Does your fridge talk to you? A new one from Japan does: it contains sensors to warn users (or just passers-by) if food inside is in danger of going off, by using sensors linked to a chip which monitors the cooling system and the internal temperature. If it gets too hot, the pounds 2,000 fridge developed by Matsushita will tell you.

Gene of the week is CBFI - an "antifreeze" gene found in plants. By permanently turning on a gene in mustard, researchers at Michigan State University have created a plant strain that protects itself against temperatures that dip well below freezing. The work, published in Science, could lead to crops which are highly resistant to overnight cold snaps. Many plants have genes which protect against low temperatures, but these are generally not "turned on" unless there's a few days of frigid weather.

Rejoice, maths buffs on the Web. The World Wide Web Consortium, the "governing body" for the Web (well, its standard mark-up languages, anyway) is expected this week to agree to a new language called "MathML". That would mean that mathematical symbols - which in the Web's normal HTML (Hypertext Markup Language) can't be written, and have to be inserted in text as pictures - could be more easily written on Web pages. In other words, you'll be able to search for homework help on even more complicated topics (integration, LaPlace transforms) than at present.

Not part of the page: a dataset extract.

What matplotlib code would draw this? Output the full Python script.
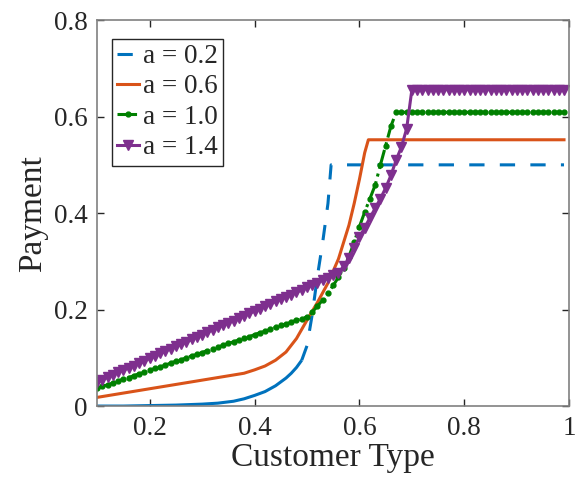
import numpy as np
import matplotlib
matplotlib.use("Agg")
import matplotlib.pyplot as plt

plt.rcParams['font.family'] = ['Liberation Serif', 'DejaVu Serif']
plt.rcParams['mathtext.fontset'] = 'stix'

# a = 0.2 (steep rise, then flat)
blue_x = [0.10, 0.15, 0.20, 0.25, 0.30, 0.33, 0.36, 0.38, 0.40, 0.42, 0.44, 0.46,
          0.47, 0.48, 0.49, 0.50, 0.51, 0.52, 0.53, 0.54, 0.546, 0.99]
blue_y = [0.000, 0.000, 0.001, 0.002, 0.004, 0.006, 0.010, 0.015, 0.022, 0.030, 0.042, 0.058,
          0.068, 0.080, 0.095, 0.125, 0.190, 0.270, 0.340, 0.420, 0.500, 0.500]

# a = 0.6
orange_x = [0.10, 0.38, 0.40, 0.42, 0.44, 0.46, 0.48, 0.50, 0.52, 0.54, 0.56,
            0.58, 0.59, 0.60, 0.61, 0.617, 0.99]
orange_y = [0.018, 0.068, 0.075, 0.083, 0.095, 0.112, 0.140, 0.178, 0.215, 0.255, 0.305,
            0.375, 0.420, 0.470, 0.525, 0.552, 0.552]

# a = 1.0 and a = 1.4 sampled every 0.01 from 0.10 to 0.99
grid_x = np.round(np.arange(0.10, 0.995, 0.01), 2)
green_y = [0.037, 0.041, 0.044, 0.048, 0.052, 0.056, 0.059, 0.063, 0.067, 0.070,
           0.074, 0.078, 0.081, 0.085, 0.089, 0.093, 0.096, 0.100, 0.104, 0.107,
           0.111, 0.115, 0.118, 0.122, 0.126, 0.130, 0.133, 0.137, 0.141, 0.144,
           0.148, 0.152, 0.155, 0.159, 0.163, 0.167, 0.170, 0.174, 0.178, 0.181,
           0.185, 0.195, 0.207, 0.220, 0.234, 0.250, 0.267, 0.287, 0.310, 0.340,
           0.372, 0.402, 0.430, 0.458, 0.500, 0.540, 0.580, 0.609, 0.609, 0.609,
           0.609, 0.609, 0.609, 0.609, 0.609, 0.609, 0.609, 0.609, 0.609, 0.609,
           0.609, 0.609, 0.609, 0.609, 0.609, 0.609, 0.609, 0.609, 0.609, 0.609,
           0.609, 0.609, 0.609, 0.609, 0.609, 0.609, 0.609, 0.609, 0.609, 0.609]
purple_y = [0.050, 0.055, 0.060, 0.065, 0.070, 0.075, 0.079, 0.084, 0.089, 0.094,
            0.099, 0.104, 0.109, 0.114, 0.119, 0.124, 0.128, 0.133, 0.138, 0.143,
            0.148, 0.153, 0.158, 0.163, 0.168, 0.173, 0.177, 0.182, 0.187, 0.192,
            0.197, 0.202, 0.207, 0.212, 0.217, 0.222, 0.226, 0.231, 0.236, 0.241,
            0.246, 0.251, 0.256, 0.261, 0.266, 0.271, 0.276, 0.290, 0.307, 0.328,
            0.350, 0.370, 0.390, 0.410, 0.430, 0.452, 0.478, 0.510, 0.537, 0.575,
            0.656, 0.656, 0.656, 0.656, 0.656, 0.656, 0.656, 0.656, 0.656, 0.656,
            0.656, 0.656, 0.656, 0.656, 0.656, 0.656, 0.656, 0.656, 0.656, 0.656,
            0.656, 0.656, 0.656, 0.656, 0.656, 0.656, 0.656, 0.656, 0.656, 0.656]

labels = ['a = 0.2', 'a = 0.6', 'a = 1.0', 'a = 1.4']
xticks = [0.2, 0.4, 0.6, 0.8, 1.0]
xticklabels = ['0.2', '0.4', '0.6', '0.8', '1']
yticks = [0, 0.2, 0.4, 0.6, 0.8]
yticklabels = ['0', '0.2', '0.4', '0.6', '0.8']

c_blue = '#0072BD'
c_orange = '#D95319'
c_green = '#008000'
c_purple = '#7E2F8E'
axcol = '#262626'

fig = plt.figure(figsize=(5.75, 4.91), dpi=100)
ax = fig.add_axes([0.169, 0.173, 0.821, 0.786])

lw = 2.2
# dense part of the a=0.2 curve renders solid, the sparse part dashed
k = blue_x.index(0.49)
ax.plot(blue_x[:k + 1], blue_y[:k + 1], color=c_blue, lw=lw, solid_capstyle='butt')
ax.plot(blue_x[k:], blue_y[k:], color=c_blue, lw=lw, dashes=(5, 5), label=labels[0])
ax.plot(orange_x, orange_y, color=c_orange, lw=lw, label=labels[1])
ax.plot(grid_x, green_y, color=c_green, lw=lw, ls='-.', marker='.', markersize=7,
        label=labels[2])
ax.plot(grid_x, purple_y, color=c_purple, lw=lw, marker='v', markersize=7,
        label=labels[3])

ax.set_xlim(0.1, 1.0)
ax.set_ylim(0, 0.8)
ax.set_xticks(xticks)
ax.set_xticklabels(xticklabels)
ax.set_yticks(yticks)
ax.set_yticklabels(yticklabels)
ax.tick_params(direction='in', top=True, right=True, length=5, width=1,
               colors=axcol, labelsize=19.5, pad=7)
for s in ax.spines.values():
    s.set_color('#808080')
    s.set_linewidth(1.2)

ax.set_xlabel('Customer Type', fontsize=24, color=axcol, labelpad=1)
ax.set_ylabel('Payment', fontsize=24, color=axcol, labelpad=4)

leg = ax.legend(loc='upper left', bbox_to_anchor=(0.031, 0.952), borderaxespad=0,
                fontsize=19.5, handlelength=0.8, handletextpad=0.15,
                labelspacing=0.2, borderpad=0.2, fancybox=False, framealpha=1)
leg.get_frame().set_edgecolor(axcol)
leg.get_frame().set_linewidth(1.0)
for t in leg.get_texts():
    t.set_color(axcol)

fig.savefig('out.png', dpi=100)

Chemists in Arizona have developed tiny machines which do the same work as plants - generating the chemicals necessary for life from the Sun. The systems developed at Arizona State University use sunlight to "pump" hydrogen ions (protons) across a membrane which then stores them like a dam. When required, the protons are released through an enzyme, where their passage generates adenosine triphosphate (ATP) - the cellular unit of energy.